Unlock a world of possibilities! Login now and discover the exclusive benefits awaiting you.
So, I'm trying to load data from two different databases, and can't figure it out.
We'll say DB1 and DB2, which both have the field Serial Number, but DB1 has the field Customer Name and DB2 has the field Expiration Date.
What I want is to select all three columns, but only those with a serial number in DB1. I have to do it in the database query, as DB1 has ~300k rows, while DB2 has 10 million.
I can't figure out how to only get the serial numbers and expiration dates from DB2 where the serial number is in DB1.
Help?
Hi,
Did you try inner join yet? See sample load script below
[DB1]:
LOAD
[Serial Number] AS [_SerialNo],
[Field1];
Select [Serial Number],[Field1] From DB1.Table1;
[DB2]:
Inner Join ([DB1])
LOAD
[Serial Number] AS [_SerialNo],
[Customer Name],
[Expiration Date];
Select [Serial Number],[Customer Name],[Expiration Date] From DB2.Table2;
Regards,
Sokkorn
That's a sticky problem. I understand why you don't want to pull down all 10M rows from DB2 and filter them with a WHERE EXISTS([Serial Number]) or INNER JOIN.

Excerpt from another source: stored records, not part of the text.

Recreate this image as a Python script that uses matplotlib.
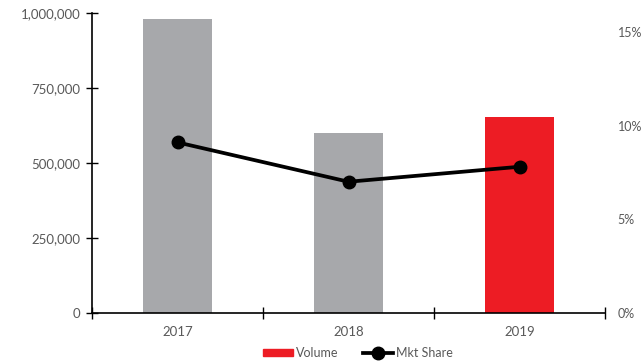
import matplotlib.pyplot as plt
from matplotlib.ticker import FuncFormatter, FixedLocator

years = ['2017', '2018', '2019']
volume = [980000, 600000, 653000]
mkt_share = [0.091, 0.070, 0.078]
bar_colors = ['#A7A8AB', '#A7A8AB', '#ED1C24']

text_color = '#595959'
plt.rcParams['font.family'] = ['Lato', 'DejaVu Sans']

fig = plt.figure(figsize=(6.43, 3.63), dpi=100)
ax = fig.add_axes([92 / 643, 1 - 313 / 363, (605 - 92) / 643, 300 / 363])

x = range(len(years))
bars = ax.bar(x, volume, width=0.4, color=bar_colors, zorder=1)

ax.set_xlim(-0.5, len(years) - 0.5)
ax.set_ylim(0, 1000000)
ax.set_yticks([0, 250000, 500000, 750000, 1000000])
ax.yaxis.set_major_formatter(FuncFormatter(lambda v, p: f'{int(v):,}'))

# category boundaries get the tick marks, centres get the labels
ax.xaxis.set_major_locator(FixedLocator([-0.5, 0.5, 1.5, 2.5]))
ax.xaxis.set_major_formatter(FuncFormatter(lambda v, p: ''))
ax.xaxis.set_minor_locator(FixedLocator(list(x)))
ax.set_xticklabels(years, minor=True)
ax.tick_params(axis='x', which='major', direction='inout', length=9, width=1)
ax.tick_params(axis='x', which='minor', length=0, pad=9, labelsize=9.5, labelcolor=text_color)
ax.tick_params(axis='y', direction='inout', length=9, width=1, pad=4,
               labelsize=9.5, labelcolor=text_color)

for s in ['top', 'right']:
    ax.spines[s].set_visible(False)
ax.spines['left'].set_linewidth(1.2)
ax.spines['bottom'].set_linewidth(1.2)

ax2 = ax.twinx()
line, = ax2.plot(list(x), mkt_share, color='black', lw=2.7, marker='o',
                 markersize=9, zorder=3)
ax2.set_ylim(0, 0.16)
ax2.set_yticks([0, 0.05, 0.10, 0.15])
ax2.yaxis.set_major_formatter(FuncFormatter(lambda v, p: f'{v * 100:.0f}%'))
ax2.tick_params(axis='y', length=0, pad=9, labelsize=9, labelcolor=text_color)
for s in ['top', 'right', 'left', 'bottom']:
    ax2.spines[s].set_visible(False)

vol_handle = plt.Rectangle((0, 0), 1, 1, color='#ED1C24')
leg = fig.legend([vol_handle, line], ['Volume', 'Mkt Share'], loc='center',
                 bbox_to_anchor=(358 / 643, 1 - 353 / 363), ncol=2, frameon=False,
                 fontsize=9, handlelength=2.4, handleheight=0.4,
                 columnspacing=2.0, handletextpad=0.2)
for t in leg.get_texts():
    t.set_color(text_color)

fig.savefig('out.png', dpi=100)
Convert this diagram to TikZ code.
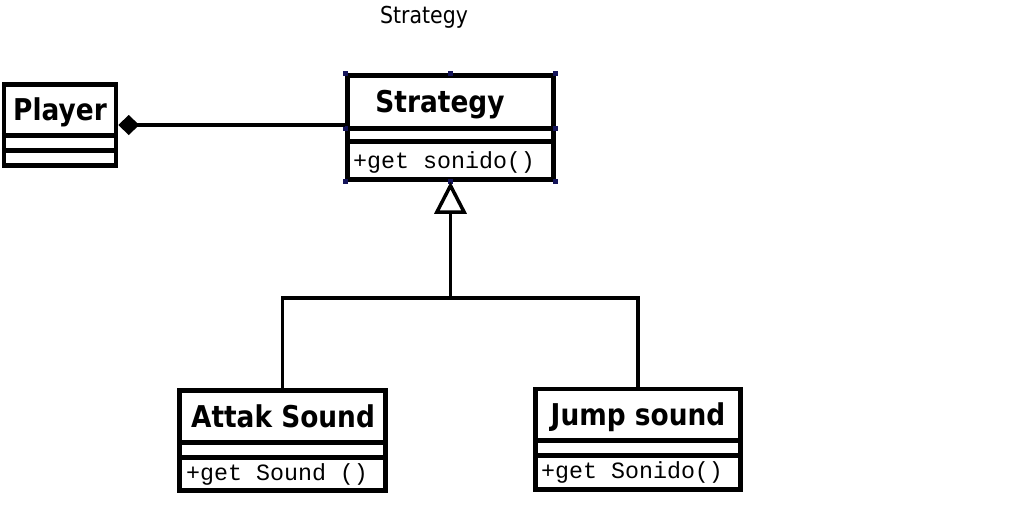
\documentclass[tikz,border=0pt]{standalone}
\usepackage{fontspec}
\usetikzlibrary{arrows.meta,calc}
\newfontfamily\tahoma[FakeStretch=0.88]{DejaVu Sans}
\newfontfamily\courier{Liberation Mono}
\definecolor{Handle}{HTML}{14145A}
\tikzset{classbox/.style={draw,line width=4.5pt,fill=white,inner sep=0pt},rule/.style={line width=4.5pt},cname/.style={anchor=base,inner sep=0pt,font=\tahoma\bfseries\fontsize{30}{36}\selectfont},mtext/.style={anchor=base west,inner sep=0pt,font=\courier\fontsize{23.3}{28}\selectfont},title/.style={anchor=base,inner sep=0pt,font=\tahoma\fontsize{23.3}{28}\selectfont},link/.style={line width=3.5pt},comp/.style={link,{Diamond[length=21pt,width=20pt]}-},gen/.style={link,-{Triangle[open,length=32pt,width=32pt]}}}

\begin{document}
\begin{tikzpicture}[x=1pt,y=-1pt]
\useasboundingbox (0,0) rectangle (1012,512);
\node[title] (head) at (424,23) {Strategy};
% classes
\node[classbox,minimum width=112pt,minimum height=81pt] (player) at (60,125) {};
\foreach \y in {135.5,150.5}{\draw[rule] (player.west |- 0,\y) -- (player.east |- 0,\y);}
\node[cname] (playername) at (60,120) {Player};
\node[classbox,minimum width=206pt,minimum height=104pt] (strategy) at (450.5,127.5) {};
\foreach \y in {128.5,141.5}{\draw[rule] (strategy.west |- 0,\y) -- (strategy.east |- 0,\y);}
\node[cname] (strategyname) at (440,112) {Strategy};
\node[mtext] (strategyop) at (353,168) {+get sonido()};
\node[classbox,minimum width=206pt,minimum height=100pt] (attak) at (282.5,440.5) {};
\foreach \y in {442.5,457.5}{\draw[rule] (attak.west |- 0,\y) -- (attak.east |- 0,\y);}
\node[cname] (attakname) at (283,427) {Attak Sound};
\node[mtext] (attakop) at (186,480) {+get Sound ()};
\node[classbox,minimum width=205pt,minimum height=100.5pt] (jump) at (638,439.25) {};
\foreach \y in {440.5,455.5}{\draw[rule] (jump.west |- 0,\y) -- (jump.east |- 0,\y);}
\node[cname] (jumpname) at (638,425) {Jump sound};
\node[mtext] (jumpop) at (541,478) {+get Sonido()};
% selection handles
\foreach \p in {north west,north,north east,south west,south,south east}{\fill[Handle] ([shift={(-2.5,-2.5)}]strategy.\p) rectangle +(5,5);}
\foreach \p in {west,east}{\fill[Handle] ([shift={(-2.5,-1.5)}]strategy.\p) rectangle +(5,5);}
% connectors
\draw[comp] (player.east) -- (player.east -| strategy.west);
\coordinate (fork) at (450.5,298);
\draw[link] (attak.north) |- (fork) -| (jump.north);
\draw[gen] (fork) -- (strategy.south);
\end{tikzpicture}
\end{document}
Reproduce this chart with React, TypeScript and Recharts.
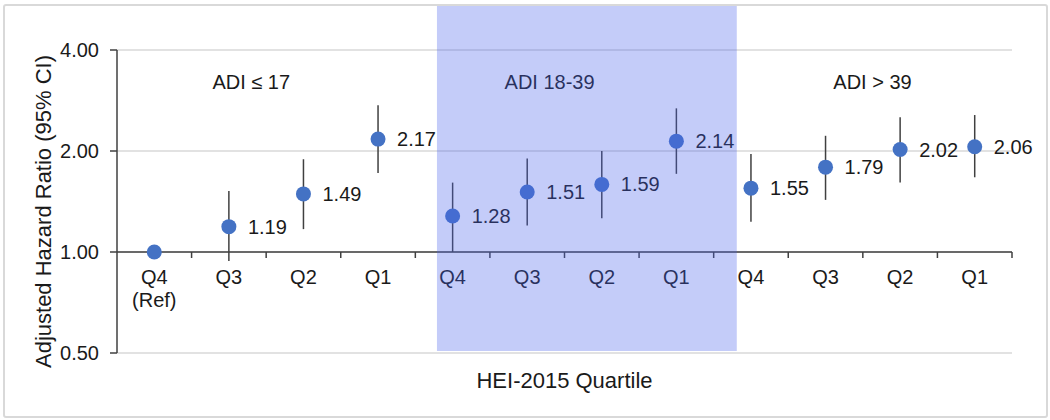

Here are a few possibilites to think about.
1. After selecting the Serial Number values from DB1, use CONCAT to format a SELECT for DB2 that in uses a WHERE IN() clause for the values you want to select. The practicality of this would be dependent on how many unique Serial Number values you have and the limits of the DB2 driver. If you hae a small amount of values, it may work.
2. After selecting the Serial Number values from DB1, SQL INSERT them into a temp table in DB2 and reference the temp table in a subquery to qualify rows. QV script does allow for SQL INSERT. To make this practical you would probably have to use a bulk insert strategy. You didn't mention what kind of database DB2 is so I don't have a specific example of how to do that.
3. 10M rows isn't so big if you do incremental loads. A third possibilty would be to maintain an incremental reloaded QVD of the DB2 table and then load from that QVD with a WHERE EXISTS() clause.
-Rob
You said you "have to do it in the database query"; I'm guessing to avoid pulling 10m records, so put the join logic in your SQL query.
Sudo Code:
[QlikViewTableName]
LOAD *;
SQL
SELECT
DB1T1.SerialNumber,
DB1T1.CustomerNumber,
DB2T2.ExpirationDate
FROM DB1.Table1 AS DB1T1
INNER JOIN DB2.Table2 AS DB2T2
ON
DB1T1.SerialNumber = DB2T2.SerialNumber;
Mitch
Let's clarify. When you said "two different databases" did you mean two different servers (my assumption) or two databases in the same database server -- i.e. sharing the same connection string.
-Rob
I did mean two different servers.
I'm trying all of these solutions now, I'll get back to you
So, your answer worked... but it didn't quite solve my problem. Here's what I worked out with your help:
CONNECT TO [...];
LOAD
serial AS SerialNo;
Select serial From table1;
CONNECT TO [...];
Inner Join (eshistory)
LOAD
serialnumber AS SerialNo;
Select Distinct serialnumber From table2;
The resultant serial numbers are correct... but it still loads all of table2 (distinct cuts it down to ~2million, but for only 200k actual used values). Is there a way to make a Where clause in the second Select statement, something like: "Select Distinct serialnumber From table2 Where serialnumber=SerialNo"?
Ya mine won't work if they are seperate servers; only if they are in the same db, but different schemas.
To be honest, I've just started using qlikview and sql, so I'm not exactly sure how to do... well, all of that. I get the theory, or at least most of it, but I'm not sure how use CONCAT to format SELECT. Could you give an example for #1? #2 and #3 I think won't work for me
So, I've been trying #1:
(already loaded serial numbers from DB1)
Set vSerials=Concat([Serial Numbers], ',');
CONNECT TO [DB2];
LOAD
serialnumber AS [Serial Numbers];
SELECT serialnumber,
expirationdate
From table2
WHERE serialnumber IN(vSerials);
And it tells me vSerials doesn't exist as a column.